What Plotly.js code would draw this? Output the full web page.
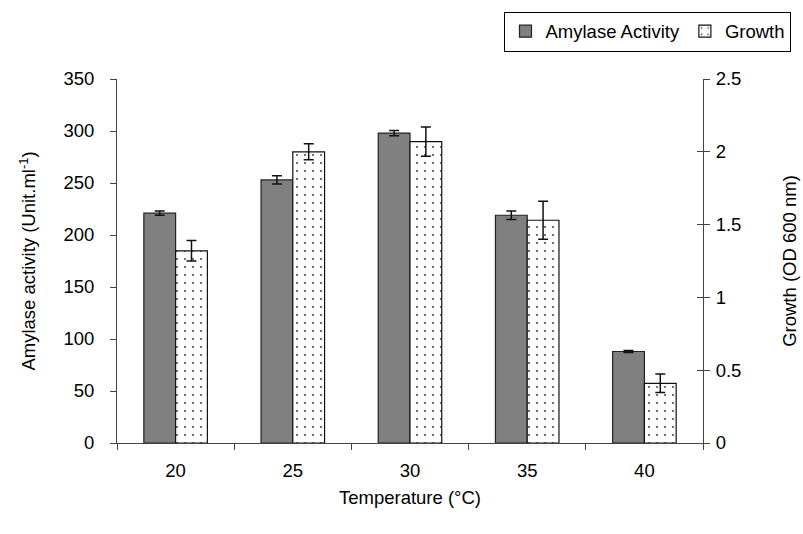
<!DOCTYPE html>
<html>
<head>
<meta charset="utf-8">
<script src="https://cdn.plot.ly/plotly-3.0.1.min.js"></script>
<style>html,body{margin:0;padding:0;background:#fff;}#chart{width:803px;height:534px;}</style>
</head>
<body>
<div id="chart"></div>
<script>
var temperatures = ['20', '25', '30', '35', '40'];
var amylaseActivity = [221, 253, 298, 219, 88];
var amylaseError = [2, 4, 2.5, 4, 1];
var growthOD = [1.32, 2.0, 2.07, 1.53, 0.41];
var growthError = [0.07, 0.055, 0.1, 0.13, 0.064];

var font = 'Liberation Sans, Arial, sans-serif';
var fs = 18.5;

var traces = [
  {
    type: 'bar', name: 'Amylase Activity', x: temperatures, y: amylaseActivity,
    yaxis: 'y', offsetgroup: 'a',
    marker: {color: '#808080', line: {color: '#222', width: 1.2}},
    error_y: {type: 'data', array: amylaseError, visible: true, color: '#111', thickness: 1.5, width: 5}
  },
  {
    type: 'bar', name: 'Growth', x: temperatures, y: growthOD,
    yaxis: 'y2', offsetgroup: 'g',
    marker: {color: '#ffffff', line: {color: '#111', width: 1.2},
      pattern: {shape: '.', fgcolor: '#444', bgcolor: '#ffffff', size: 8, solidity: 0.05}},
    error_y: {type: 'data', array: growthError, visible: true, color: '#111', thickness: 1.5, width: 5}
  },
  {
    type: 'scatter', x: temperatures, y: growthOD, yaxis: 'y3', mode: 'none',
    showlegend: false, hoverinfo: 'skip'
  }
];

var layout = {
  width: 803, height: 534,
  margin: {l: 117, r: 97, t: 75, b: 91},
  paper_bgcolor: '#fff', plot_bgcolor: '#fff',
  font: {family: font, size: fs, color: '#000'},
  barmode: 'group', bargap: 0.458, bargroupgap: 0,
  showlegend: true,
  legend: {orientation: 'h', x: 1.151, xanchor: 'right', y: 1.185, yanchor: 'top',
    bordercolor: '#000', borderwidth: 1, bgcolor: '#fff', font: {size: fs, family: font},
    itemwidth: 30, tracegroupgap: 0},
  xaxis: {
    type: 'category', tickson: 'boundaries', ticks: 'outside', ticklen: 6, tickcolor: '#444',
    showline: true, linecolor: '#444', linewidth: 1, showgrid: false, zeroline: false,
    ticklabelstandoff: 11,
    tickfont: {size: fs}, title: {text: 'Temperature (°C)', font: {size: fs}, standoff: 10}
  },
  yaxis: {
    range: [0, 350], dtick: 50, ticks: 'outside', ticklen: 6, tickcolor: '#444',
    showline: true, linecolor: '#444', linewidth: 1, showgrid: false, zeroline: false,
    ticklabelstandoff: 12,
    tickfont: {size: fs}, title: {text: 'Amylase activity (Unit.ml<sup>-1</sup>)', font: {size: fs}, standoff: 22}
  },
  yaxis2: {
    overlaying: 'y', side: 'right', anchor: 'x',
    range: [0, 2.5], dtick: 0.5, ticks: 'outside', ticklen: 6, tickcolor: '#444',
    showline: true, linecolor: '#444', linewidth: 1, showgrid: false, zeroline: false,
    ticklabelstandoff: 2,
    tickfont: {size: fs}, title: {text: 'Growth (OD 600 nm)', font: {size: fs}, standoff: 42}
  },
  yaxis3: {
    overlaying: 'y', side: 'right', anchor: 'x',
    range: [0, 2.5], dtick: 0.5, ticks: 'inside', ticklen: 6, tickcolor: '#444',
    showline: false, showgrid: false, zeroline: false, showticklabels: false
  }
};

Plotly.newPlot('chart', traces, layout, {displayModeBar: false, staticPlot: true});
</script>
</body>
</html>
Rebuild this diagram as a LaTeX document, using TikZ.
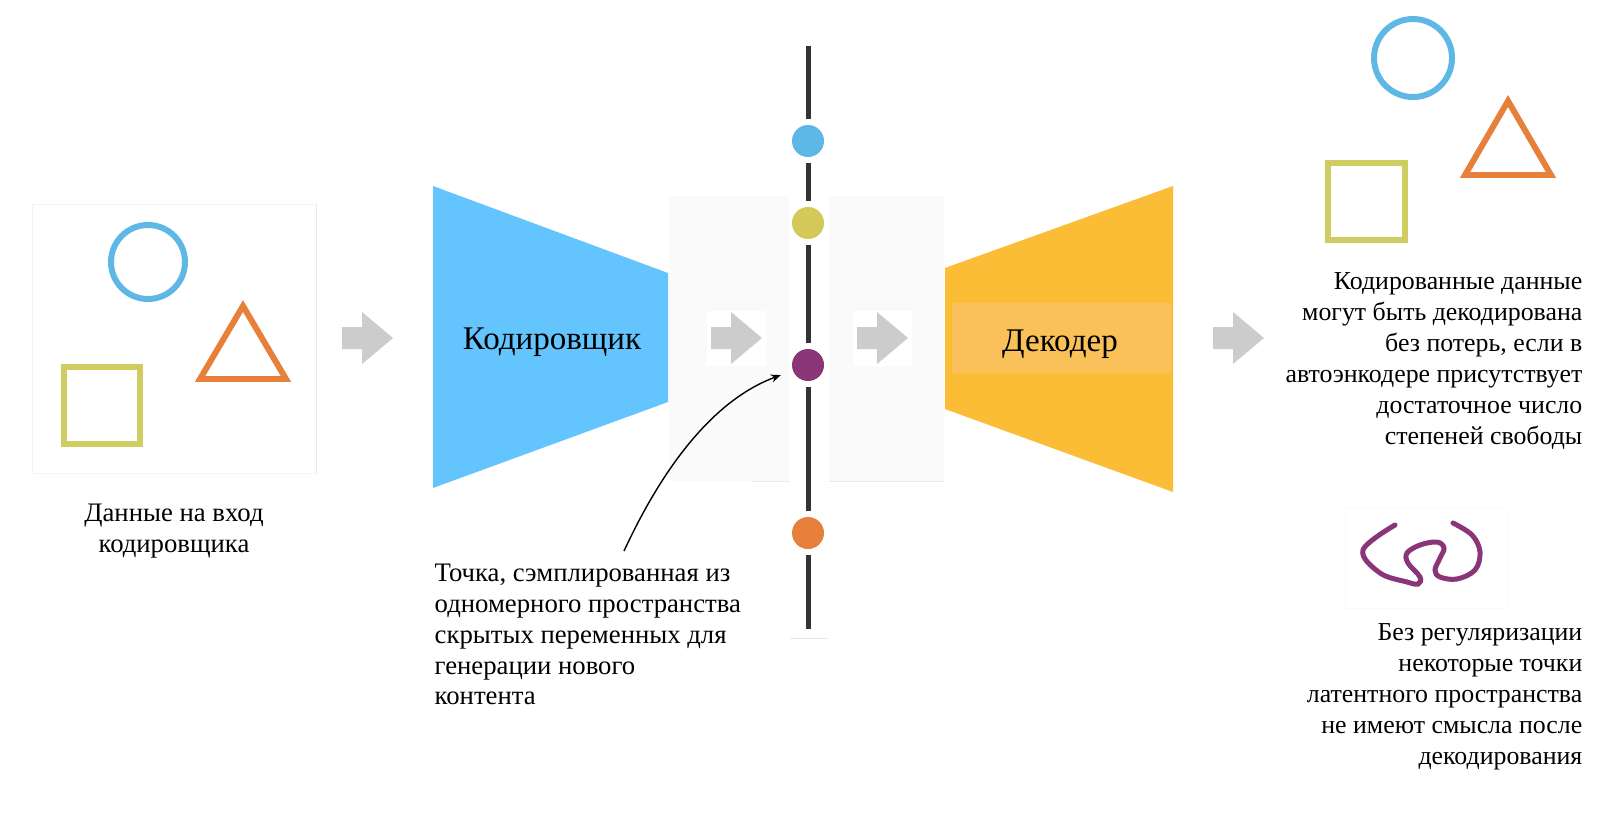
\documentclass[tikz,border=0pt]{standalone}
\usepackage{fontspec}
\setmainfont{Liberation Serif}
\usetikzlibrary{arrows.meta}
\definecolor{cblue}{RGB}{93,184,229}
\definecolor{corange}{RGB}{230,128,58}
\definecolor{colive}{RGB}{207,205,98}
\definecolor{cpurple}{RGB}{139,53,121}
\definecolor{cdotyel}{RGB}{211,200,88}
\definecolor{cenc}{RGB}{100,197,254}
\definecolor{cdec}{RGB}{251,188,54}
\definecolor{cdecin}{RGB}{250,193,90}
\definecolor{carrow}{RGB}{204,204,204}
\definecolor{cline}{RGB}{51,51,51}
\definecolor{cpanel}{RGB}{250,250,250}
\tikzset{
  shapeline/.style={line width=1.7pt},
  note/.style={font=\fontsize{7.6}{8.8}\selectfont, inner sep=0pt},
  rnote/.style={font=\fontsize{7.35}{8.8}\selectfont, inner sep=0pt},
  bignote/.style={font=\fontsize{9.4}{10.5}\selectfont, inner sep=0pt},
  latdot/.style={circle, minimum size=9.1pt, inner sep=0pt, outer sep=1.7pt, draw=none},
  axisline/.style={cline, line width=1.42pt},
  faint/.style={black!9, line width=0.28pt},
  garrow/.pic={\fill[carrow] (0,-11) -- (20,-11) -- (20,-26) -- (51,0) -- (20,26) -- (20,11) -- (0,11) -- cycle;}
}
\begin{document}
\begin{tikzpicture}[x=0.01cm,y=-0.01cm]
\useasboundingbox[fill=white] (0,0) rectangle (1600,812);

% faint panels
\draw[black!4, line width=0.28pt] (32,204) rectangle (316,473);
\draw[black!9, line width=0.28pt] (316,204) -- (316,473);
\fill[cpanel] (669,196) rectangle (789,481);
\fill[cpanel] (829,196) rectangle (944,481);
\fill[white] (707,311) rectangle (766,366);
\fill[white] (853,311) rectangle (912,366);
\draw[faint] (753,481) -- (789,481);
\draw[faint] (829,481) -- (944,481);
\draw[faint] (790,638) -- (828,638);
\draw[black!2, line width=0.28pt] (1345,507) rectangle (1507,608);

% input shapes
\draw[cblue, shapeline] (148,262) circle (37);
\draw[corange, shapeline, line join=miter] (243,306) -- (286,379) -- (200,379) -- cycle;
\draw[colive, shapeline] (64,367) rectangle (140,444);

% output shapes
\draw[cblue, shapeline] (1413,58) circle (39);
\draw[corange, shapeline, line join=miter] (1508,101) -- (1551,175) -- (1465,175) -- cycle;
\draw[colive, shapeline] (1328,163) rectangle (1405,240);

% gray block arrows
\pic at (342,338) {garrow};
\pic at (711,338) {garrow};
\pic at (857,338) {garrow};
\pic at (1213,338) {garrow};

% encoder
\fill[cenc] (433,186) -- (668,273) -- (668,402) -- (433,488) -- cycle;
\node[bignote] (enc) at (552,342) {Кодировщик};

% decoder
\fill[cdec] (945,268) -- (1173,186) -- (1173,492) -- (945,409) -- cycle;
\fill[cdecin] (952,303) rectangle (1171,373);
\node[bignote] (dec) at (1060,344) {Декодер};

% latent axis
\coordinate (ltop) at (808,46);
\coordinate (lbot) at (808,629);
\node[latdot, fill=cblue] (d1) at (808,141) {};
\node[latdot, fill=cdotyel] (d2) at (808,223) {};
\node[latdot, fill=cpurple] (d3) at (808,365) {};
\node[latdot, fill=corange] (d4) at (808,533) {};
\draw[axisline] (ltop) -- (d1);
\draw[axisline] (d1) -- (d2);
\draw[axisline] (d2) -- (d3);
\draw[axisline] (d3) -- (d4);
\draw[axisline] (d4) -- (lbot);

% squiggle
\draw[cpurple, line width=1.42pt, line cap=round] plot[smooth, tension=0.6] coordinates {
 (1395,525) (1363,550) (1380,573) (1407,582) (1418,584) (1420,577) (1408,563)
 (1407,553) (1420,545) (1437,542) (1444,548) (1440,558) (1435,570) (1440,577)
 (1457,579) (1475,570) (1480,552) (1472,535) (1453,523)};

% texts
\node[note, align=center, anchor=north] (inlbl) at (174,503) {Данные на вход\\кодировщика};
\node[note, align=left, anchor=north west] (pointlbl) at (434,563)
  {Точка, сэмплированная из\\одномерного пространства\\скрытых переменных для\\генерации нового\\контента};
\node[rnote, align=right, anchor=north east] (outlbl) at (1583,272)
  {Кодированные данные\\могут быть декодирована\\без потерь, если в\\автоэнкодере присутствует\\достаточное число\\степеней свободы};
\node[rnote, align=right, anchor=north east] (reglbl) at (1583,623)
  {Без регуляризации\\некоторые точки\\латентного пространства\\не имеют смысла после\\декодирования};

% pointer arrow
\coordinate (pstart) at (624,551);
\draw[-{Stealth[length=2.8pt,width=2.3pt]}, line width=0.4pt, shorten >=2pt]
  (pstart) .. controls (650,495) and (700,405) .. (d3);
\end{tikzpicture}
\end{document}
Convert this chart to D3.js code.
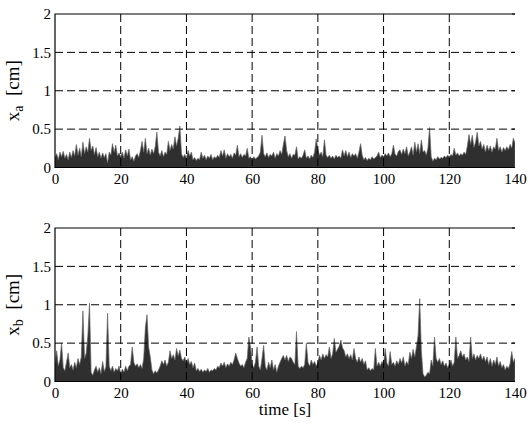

Work required:
Nothing but the lines from the one containing "Rebuild this diagram" through the one containing "(0,0) rectangle (1600,812);" should be echoed, each exactly as it stands; pictures are excluded.

Completed exercise:
Rebuild this diagram as a LaTeX document, using TikZ.
\documentclass[tikz,border=0pt]{standalone}
\usepackage{fontspec}
\setmainfont{Liberation Serif}
\usetikzlibrary{arrows.meta}
\definecolor{cblue}{RGB}{93,184,229}
\definecolor{corange}{RGB}{230,128,58}
\definecolor{colive}{RGB}{207,205,98}
\definecolor{cpurple}{RGB}{139,53,121}
\definecolor{cdotyel}{RGB}{211,200,88}
\definecolor{cenc}{RGB}{100,197,254}
\definecolor{cdec}{RGB}{251,188,54}
\definecolor{cdecin}{RGB}{250,193,90}
\definecolor{carrow}{RGB}{204,204,204}
\definecolor{cline}{RGB}{51,51,51}
\definecolor{cpanel}{RGB}{250,250,250}
\tikzset{
  shapeline/.style={line width=1.7pt},
  note/.style={font=\fontsize{7.6}{8.8}\selectfont, inner sep=0pt},
  rnote/.style={font=\fontsize{7.35}{8.8}\selectfont, inner sep=0pt},
  bignote/.style={font=\fontsize{9.4}{10.5}\selectfont, inner sep=0pt},
  latdot/.style={circle, minimum size=9.1pt, inner sep=0pt, outer sep=1.7pt, draw=none},
  axisline/.style={cline, line width=1.42pt},
  faint/.style={black!9, line width=0.28pt},
  garrow/.pic={\fill[carrow] (0,-11) -- (20,-11) -- (20,-26) -- (51,0) -- (20,26) -- (20,11) -- (0,11) -- cycle;}
}
\begin{document}
\begin{tikzpicture}[x=0.01cm,y=-0.01cm]
\useasboundingbox[fill=white] (0,0) rectangle (1600,812);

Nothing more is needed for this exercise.